VOA plays a critical role in optical communication systems where higher optical power does not always mean better performance. Instead, stable and well-controlled optical power is essential. Therefore, VOA functions as a precise regulator that ensures reliable and balanced system operation across complex fiber networks .
In modern optical infrastructures, VOA is widely used to manage signal strength, protect sensitive components, and maintain long-term network stability.
Why VOA Is Necessary in Fiber Optic Systems
Balancing Channel Power in WDM Networks
In wavelength division multiplexing systems, optical signals at different wavelengths often experience unequal gain after fiber transmission and amplification. VOA, however, can independently fine-tune each wavelength channel. As a result, all channels maintain consistent optical power, preventing stronger signals from dominating weaker ones .
Preventing Receiver Overload
Excessive optical power can overload or permanently damage photodetectors. Therefore, VOA ensures that the optical power entering the receiver remains within a safe and optimal range. In this way, system reliability and component lifespan are significantly improved.
Simulating Fiber Link Loss in Testing
In laboratory and production environments, It is commonly used to simulate the attenuation caused by long-distance fiber links. Consequently, engineers can accurately test system performance without deploying actual long fiber spans.
Enabling Automatic Optical Gain Control
In dynamic optical networks, VOA works together with monitoring and control circuits. As network conditions change, It automatically stabilizes optical power. Thus, consistent signal quality is maintained even under fluctuating traffic loads.
Understanding VOA Through a Simple Analogy
Imagine an optical fiber as a highway filled with optical trucks of different colors, each color representing a wavelength. Over long distances, some trucks move faster and carry stronger signals, while others slow down and weaken.
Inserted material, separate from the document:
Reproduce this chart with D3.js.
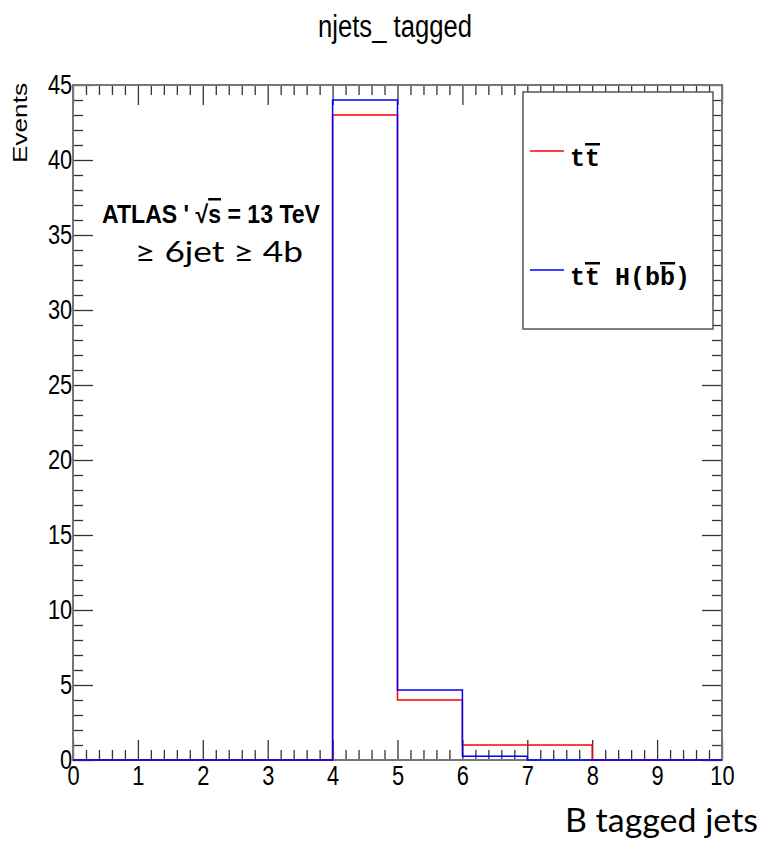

VOA acts like a smart speed limiter at key intersections. It slows down overly strong optical signals and aligns them with weaker ones. As a result, all signals arrive at the destination in a balanced and orderly manner, ensuring stable and accurate reception .
In essence, VOA functions as the “traffic police” of fiber networks, preventing signal chaos and system failure.
Key Performance Indicators of VOA
To evaluate a VOA, several technical parameters must be considered:
- Attenuation Range
The adjustable attenuation span, typically from 0 dB to a specified maximum value. - Insertion Loss
The inherent loss introduced by the device at 0 dB attenuation. Lower values indicate higher efficiency. - Response Speed
The time required for VOA to adjust from one attenuation level to another. - Wavelength-Dependent Loss (WDL)
The consistency of attenuation across different wavelengths. - Polarization-Dependent Loss (PDL)
The stability of attenuation across various polarization states.
These indicators directly affect system accuracy, stability, and scalability.
Typical Application Scenarios of VOA
Because of its precision and flexibility, VOA is widely deployed in multiple optical environments, including:
- Long-haul backbone fiber networks
- Metropolitan area networks
- Data center interconnect systems
- Optical line terminals (OLT)
- Laboratory and production test equipment
In addition, any application requiring accurate optical power control can benefit from VOA integration .
Why VOA Is Indispensable
It is far more than a simple attenuator. Instead, it is a core control component that ensures optical networks operate safely, efficiently, and reliably. By balancing signal power, protecting receivers, enabling testing, and supporting automatic gain control, VOA has become indispensable in modern fiber-optic communication systems.
As optical networks continue to grow in speed and complexity, the importance of VOA will only increase.